:: DATA BLOCK ::

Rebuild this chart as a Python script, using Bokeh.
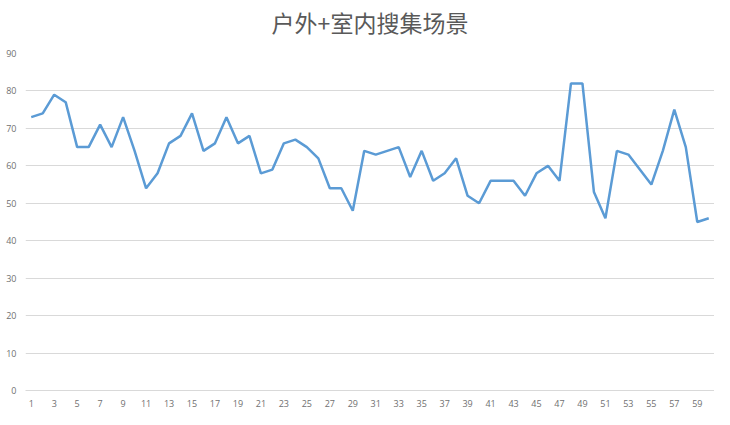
from bokeh.plotting import figure
from bokeh.models import FixedTicker, Range1d, Title
from bokeh.embed import file_html
from bokeh.resources import INLINE

title_text = "户外+室内搜集场景"
x_values = list(range(1, 61))
y_values = [73, 74, 79, 77, 65, 65, 71, 65, 73, 64,
            54, 58, 66, 68, 74, 64, 66, 73, 66, 68,
            58, 59, 66, 67, 65, 62, 54, 54, 48, 64,
            63, 64, 65, 57, 64, 56, 58, 62, 52, 50,
            56, 56, 56, 52, 58, 60, 56, 82, 82, 53,
            46, 64, 63, 59, 55, 64, 75, 65, 45, 46]
x_ticks = list(range(1, 60, 2))
y_ticks = list(range(0, 100, 10))

p = figure(width=714, height=409, output_backend="svg", toolbar_location=None,
           x_range=Range1d(0.5, 60.5), y_range=Range1d(0, 90),
           min_border_left=25, min_border_right=0, min_border_top=0, min_border_bottom=18)

# thin empty spacer between the plot area and the title
spacer = Title(text=" ", text_font="Open Sans", text_font_size="2px", standoff=4)
p.add_layout(spacer, "above")

main_title = Title(text=title_text, align="center", vertical_align="top",
                   text_font="Noto Sans CJK SC", text_font_size="23px",
                   text_font_style="normal", text_color="#595959", standoff=8)
p.add_layout(main_title, "above")

p.line(x_values, y_values, line_color="#5B9BD5", line_width=2.5)

p.outline_line_color = None
p.background_fill_color = "white"
p.border_fill_color = "white"

p.xgrid.grid_line_color = None
p.ygrid.grid_line_color = "#d9d9d9"
p.ygrid.grid_line_width = 1
p.yaxis.ticker = FixedTicker(ticks=y_ticks)
p.xaxis.ticker = FixedTicker(ticks=x_ticks)

for ax in (p.xaxis, p.yaxis):
    ax.major_tick_line_color = None
    ax.minor_tick_line_color = None
    ax.major_label_text_font = "Open Sans"
    ax.major_label_text_font_size = "9px"
    ax.major_label_text_color = "#707070"

p.yaxis.axis_line_color = None
p.yaxis.major_label_standoff = 3
p.xaxis.axis_line_color = "#d9d9d9"
p.xaxis.major_label_standoff = 3

open("out.html", "w").write(file_html(p, INLINE))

:::

* WHAT YOU ARE ASKED TO DO *
Output each line exactly; omit every picture.

* ANSWER TO THIS PROBLEM *
Rebuild this chart as a Python script, using Bokeh.
from bokeh.plotting import figure
from bokeh.models import FixedTicker, Range1d, Title
from bokeh.embed import file_html
from bokeh.resources import INLINE

title_text = "户外+室内搜集场景"
x_values = list(range(1, 61))
y_values = [73, 74, 79, 77, 65, 65, 71, 65, 73, 64,
            54, 58, 66, 68, 74, 64, 66, 73, 66, 68,
            58, 59, 66, 67, 65, 62, 54, 54, 48, 64,
            63, 64, 65, 57, 64, 56, 58, 62, 52, 50,
            56, 56, 56, 52, 58, 60, 56, 82, 82, 53,
            46, 64, 63, 59, 55, 64, 75, 65, 45, 46]
x_ticks = list(range(1, 60, 2))
y_ticks = list(range(0, 100, 10))

p = figure(width=714, height=409, output_backend="svg", toolbar_location=None,
           x_range=Range1d(0.5, 60.5), y_range=Range1d(0, 90),
           min_border_left=25, min_border_right=0, min_border_top=0, min_border_bottom=18)

# thin empty spacer between the plot area and the title
spacer = Title(text=" ", text_font="Open Sans", text_font_size="2px", standoff=4)
p.add_layout(spacer, "above")

main_title = Title(text=title_text, align="center", vertical_align="top",
                   text_font="Noto Sans CJK SC", text_font_size="23px",
                   text_font_style="normal", text_color="#595959", standoff=8)
p.add_layout(main_title, "above")

p.line(x_values, y_values, line_color="#5B9BD5", line_width=2.5)

p.outline_line_color = None
p.background_fill_color = "white"
p.border_fill_color = "white"

p.xgrid.grid_line_color = None
p.ygrid.grid_line_color = "#d9d9d9"
p.ygrid.grid_line_width = 1
p.yaxis.ticker = FixedTicker(ticks=y_ticks)
p.xaxis.ticker = FixedTicker(ticks=x_ticks)

for ax in (p.xaxis, p.yaxis):
    ax.major_tick_line_color = None
    ax.minor_tick_line_color = None
    ax.major_label_text_font = "Open Sans"
    ax.major_label_text_font_size = "9px"
    ax.major_label_text_color = "#707070"

p.yaxis.axis_line_color = None
p.yaxis.major_label_standoff = 3
p.xaxis.axis_line_color = "#d9d9d9"
p.xaxis.major_label_standoff = 3

open("out.html", "w").write(file_html(p, INLINE))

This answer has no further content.